Questões relevantes
Nelson Aspesi*
Na democracia temos duas posturas opostas: 1 a confiança em que a maioria do povo, em ultima análise, é boa, justa e racional na hora de tomar uma decisão; 2 a convicção de que o povo em geral é tão corrupto que não se pode confiar o poder a indivíduos sem mantê-los sob constante vigilância. Não devemos apenas ver estas duas posturas como opostas, devemos entender essa combinação inigualável de confiança e desconfiança como o amago da visão democrática. A democracia se torna então nosso último fetiche que nos protege da própria democracia violenta que as complexas regras democráticas tentam manter sob controle. A essa opressão não basta compreender e ser seu filosofo, também é necessário destruí-la.

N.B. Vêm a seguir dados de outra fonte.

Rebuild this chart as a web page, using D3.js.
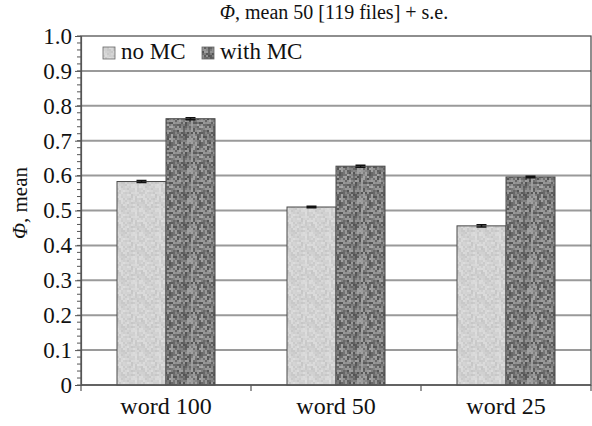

Como coloca o filosofo contemporâneo Byung-Chul Han, passamos da sociedade disciplinar de Foucault para a sociedade de desempenho do século XXI, segundo Byung:
"O neoliberalismo é um sistema muito eficaz, e de facto inteligente, de explorar a liberdade. Explora-se tudo o que pertence a práticas e formas de liberdade, como a emoção, o jogo e a comunicação. Explorar alguém contra a sua vontade não é eficaz. Na exploração de outrem, o produto final é parco. Só a exploração da liberdade gera rendimento. Assim para se reproduzir, o capital explora a liberdade do indivíduo: Na livre concorrência não são os indivíduos que se afirmam como livres, mas o que se afirmar como livre é o capital.”
A sociedade de desempenho nos torna dependentes ao invés de submissos, seduz ao invés de proibir. Com a mercantilização de significações e emoções, não é o valor de uso, mas o valor emotivo ou o tão falado valor de culto que constituem a economia de consumo. Vemos então o capitalismo de emoções se servindo da liberdade.
Temos razão em nos revoltar. Como diria Mao: “Rejeitem suas ilusões, preparem-se para a luta”.
A realidade só poderá oferecer consolação quando transformada.
E aqui eu evoco Marx: a impotência do povo sempre é sua divisão interior, sua separação de si mesmo. Falta ainda a audácia revolucionaria que arremessa ao adversário a frase provocadora: Não sou nada e serei tudo.
“Não somos nada, sejamos tudo” é a própria definição da revolução: um inexistente apoia seu ser-múltiplo para declarar que ele vai existir absolutamente.
A obra de Marx chegou a sua posteridade com uma tarefa impossível: continuar o que foi acabado.